Prompt
Scan the entries below and report only how many lines contain "this".

Data section
-*-*-

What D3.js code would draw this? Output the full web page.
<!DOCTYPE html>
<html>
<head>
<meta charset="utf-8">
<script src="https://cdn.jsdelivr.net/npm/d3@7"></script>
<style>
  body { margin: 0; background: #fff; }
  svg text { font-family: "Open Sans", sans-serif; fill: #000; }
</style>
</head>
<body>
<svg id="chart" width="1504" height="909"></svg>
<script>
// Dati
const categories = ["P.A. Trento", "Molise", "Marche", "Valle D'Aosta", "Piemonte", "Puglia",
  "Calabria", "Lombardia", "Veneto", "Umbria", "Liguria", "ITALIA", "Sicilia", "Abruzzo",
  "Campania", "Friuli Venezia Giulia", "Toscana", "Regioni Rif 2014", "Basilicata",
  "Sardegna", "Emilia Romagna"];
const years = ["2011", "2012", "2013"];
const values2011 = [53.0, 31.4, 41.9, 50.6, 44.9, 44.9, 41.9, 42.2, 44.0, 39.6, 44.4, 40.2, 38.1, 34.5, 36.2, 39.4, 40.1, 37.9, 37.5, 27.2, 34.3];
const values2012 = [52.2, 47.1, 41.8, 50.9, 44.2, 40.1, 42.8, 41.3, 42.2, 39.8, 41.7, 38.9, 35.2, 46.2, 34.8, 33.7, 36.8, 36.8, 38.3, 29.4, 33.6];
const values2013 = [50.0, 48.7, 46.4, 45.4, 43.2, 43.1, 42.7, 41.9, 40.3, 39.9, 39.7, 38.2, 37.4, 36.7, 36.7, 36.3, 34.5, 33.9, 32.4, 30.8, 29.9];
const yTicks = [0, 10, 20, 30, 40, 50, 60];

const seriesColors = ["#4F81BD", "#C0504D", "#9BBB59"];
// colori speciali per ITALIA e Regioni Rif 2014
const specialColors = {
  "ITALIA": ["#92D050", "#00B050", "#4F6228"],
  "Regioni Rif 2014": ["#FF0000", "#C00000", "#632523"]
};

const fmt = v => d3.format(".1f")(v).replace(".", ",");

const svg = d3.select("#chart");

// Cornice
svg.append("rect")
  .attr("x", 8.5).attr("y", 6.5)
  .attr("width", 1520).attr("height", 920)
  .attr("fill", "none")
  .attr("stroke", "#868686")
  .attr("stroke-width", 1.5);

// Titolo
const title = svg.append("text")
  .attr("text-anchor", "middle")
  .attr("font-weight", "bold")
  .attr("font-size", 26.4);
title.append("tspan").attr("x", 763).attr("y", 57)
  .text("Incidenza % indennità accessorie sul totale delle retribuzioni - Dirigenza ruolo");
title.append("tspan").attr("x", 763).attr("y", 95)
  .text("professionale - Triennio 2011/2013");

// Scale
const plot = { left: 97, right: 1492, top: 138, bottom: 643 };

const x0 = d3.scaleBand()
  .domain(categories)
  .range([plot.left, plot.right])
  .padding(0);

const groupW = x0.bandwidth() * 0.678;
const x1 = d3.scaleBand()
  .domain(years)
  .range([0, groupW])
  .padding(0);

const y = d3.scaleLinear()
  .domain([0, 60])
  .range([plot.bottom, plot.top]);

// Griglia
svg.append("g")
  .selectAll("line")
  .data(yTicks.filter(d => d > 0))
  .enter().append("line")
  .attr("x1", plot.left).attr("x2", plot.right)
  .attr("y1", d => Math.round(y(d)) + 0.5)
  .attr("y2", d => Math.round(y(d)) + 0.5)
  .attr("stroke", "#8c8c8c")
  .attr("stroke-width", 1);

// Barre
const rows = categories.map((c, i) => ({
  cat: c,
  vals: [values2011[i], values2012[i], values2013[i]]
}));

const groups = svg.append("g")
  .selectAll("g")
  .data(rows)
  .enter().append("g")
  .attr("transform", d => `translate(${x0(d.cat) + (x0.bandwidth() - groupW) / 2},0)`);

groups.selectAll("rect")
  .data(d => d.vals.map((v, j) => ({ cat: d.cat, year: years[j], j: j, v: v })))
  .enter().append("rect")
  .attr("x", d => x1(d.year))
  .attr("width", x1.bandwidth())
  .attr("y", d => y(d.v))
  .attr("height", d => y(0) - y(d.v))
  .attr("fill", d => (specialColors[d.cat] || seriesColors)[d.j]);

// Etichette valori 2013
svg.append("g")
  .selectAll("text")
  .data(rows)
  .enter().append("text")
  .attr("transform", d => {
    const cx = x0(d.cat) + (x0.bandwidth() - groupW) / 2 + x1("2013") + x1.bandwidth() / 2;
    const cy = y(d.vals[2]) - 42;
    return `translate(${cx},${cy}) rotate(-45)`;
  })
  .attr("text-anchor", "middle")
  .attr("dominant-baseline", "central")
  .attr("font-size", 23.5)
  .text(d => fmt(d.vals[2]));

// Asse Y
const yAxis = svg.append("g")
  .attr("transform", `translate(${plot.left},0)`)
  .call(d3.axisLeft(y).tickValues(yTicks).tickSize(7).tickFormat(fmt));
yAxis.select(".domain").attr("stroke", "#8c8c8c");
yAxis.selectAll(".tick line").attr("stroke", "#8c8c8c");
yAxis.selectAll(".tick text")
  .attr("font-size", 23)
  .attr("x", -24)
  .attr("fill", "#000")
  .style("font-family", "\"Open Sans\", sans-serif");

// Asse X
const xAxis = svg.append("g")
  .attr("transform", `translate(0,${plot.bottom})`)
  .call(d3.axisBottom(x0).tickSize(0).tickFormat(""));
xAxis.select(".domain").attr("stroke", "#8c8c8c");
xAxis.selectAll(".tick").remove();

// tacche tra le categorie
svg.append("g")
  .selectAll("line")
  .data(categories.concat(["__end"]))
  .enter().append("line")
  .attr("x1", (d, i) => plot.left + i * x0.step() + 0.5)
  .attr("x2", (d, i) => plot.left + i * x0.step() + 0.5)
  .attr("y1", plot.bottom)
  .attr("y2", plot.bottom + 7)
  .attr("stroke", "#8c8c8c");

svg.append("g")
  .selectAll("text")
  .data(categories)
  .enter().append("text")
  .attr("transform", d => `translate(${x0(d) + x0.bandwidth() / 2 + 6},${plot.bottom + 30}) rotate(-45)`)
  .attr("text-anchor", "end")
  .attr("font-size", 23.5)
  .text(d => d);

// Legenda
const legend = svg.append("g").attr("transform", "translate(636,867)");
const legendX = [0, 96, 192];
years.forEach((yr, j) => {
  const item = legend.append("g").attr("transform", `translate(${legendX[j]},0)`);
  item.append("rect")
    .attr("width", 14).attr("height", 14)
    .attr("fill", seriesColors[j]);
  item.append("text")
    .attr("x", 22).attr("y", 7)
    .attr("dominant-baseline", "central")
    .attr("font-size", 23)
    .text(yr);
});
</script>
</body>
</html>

-*-*-

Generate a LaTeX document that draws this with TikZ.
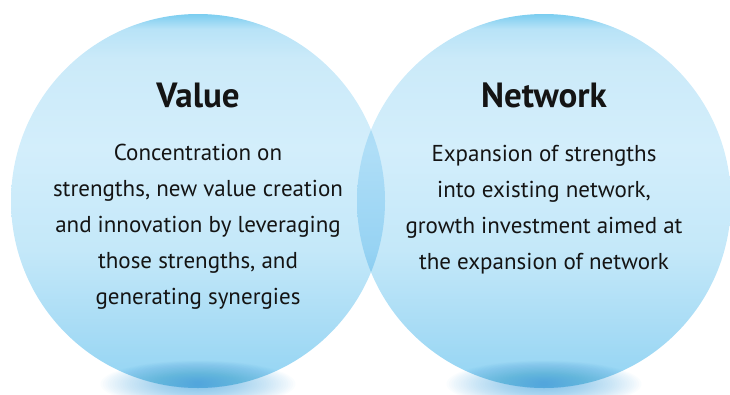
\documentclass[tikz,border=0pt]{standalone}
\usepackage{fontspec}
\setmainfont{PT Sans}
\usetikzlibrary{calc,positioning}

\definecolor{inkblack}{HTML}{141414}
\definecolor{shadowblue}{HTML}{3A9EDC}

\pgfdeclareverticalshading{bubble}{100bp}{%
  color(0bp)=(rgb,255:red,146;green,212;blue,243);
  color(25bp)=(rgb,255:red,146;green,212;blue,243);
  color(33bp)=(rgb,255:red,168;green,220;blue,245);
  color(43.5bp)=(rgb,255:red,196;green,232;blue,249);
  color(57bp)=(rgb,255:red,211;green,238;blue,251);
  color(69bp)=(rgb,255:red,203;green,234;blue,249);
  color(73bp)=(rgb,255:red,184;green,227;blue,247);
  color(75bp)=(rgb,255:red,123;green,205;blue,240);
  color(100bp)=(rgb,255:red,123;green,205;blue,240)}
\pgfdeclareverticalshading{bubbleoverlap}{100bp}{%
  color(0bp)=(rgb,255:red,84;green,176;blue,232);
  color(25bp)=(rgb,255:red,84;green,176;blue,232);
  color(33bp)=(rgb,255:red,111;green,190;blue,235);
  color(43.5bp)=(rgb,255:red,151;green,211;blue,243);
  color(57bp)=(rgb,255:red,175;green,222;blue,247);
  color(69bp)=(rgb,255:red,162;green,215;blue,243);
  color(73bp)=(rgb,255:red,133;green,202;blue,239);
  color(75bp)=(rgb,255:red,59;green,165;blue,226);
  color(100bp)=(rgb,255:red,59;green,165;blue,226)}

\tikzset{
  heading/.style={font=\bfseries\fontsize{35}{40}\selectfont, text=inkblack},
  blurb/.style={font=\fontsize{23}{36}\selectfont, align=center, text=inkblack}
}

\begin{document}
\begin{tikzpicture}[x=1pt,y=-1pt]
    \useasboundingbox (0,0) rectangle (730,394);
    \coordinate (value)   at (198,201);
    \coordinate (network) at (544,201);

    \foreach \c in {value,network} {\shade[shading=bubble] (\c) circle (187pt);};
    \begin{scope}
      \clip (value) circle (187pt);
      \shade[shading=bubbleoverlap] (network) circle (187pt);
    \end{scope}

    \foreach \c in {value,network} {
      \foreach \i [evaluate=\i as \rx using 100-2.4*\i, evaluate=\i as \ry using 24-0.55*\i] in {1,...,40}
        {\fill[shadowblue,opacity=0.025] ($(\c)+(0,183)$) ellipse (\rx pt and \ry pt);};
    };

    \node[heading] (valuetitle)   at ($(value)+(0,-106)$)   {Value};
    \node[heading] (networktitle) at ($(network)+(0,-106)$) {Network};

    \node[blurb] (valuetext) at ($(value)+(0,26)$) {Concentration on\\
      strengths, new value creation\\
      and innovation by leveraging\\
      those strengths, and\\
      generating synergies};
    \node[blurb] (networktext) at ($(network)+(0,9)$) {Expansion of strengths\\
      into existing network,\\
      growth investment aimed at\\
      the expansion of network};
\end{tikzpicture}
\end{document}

-*-*-

Task response
2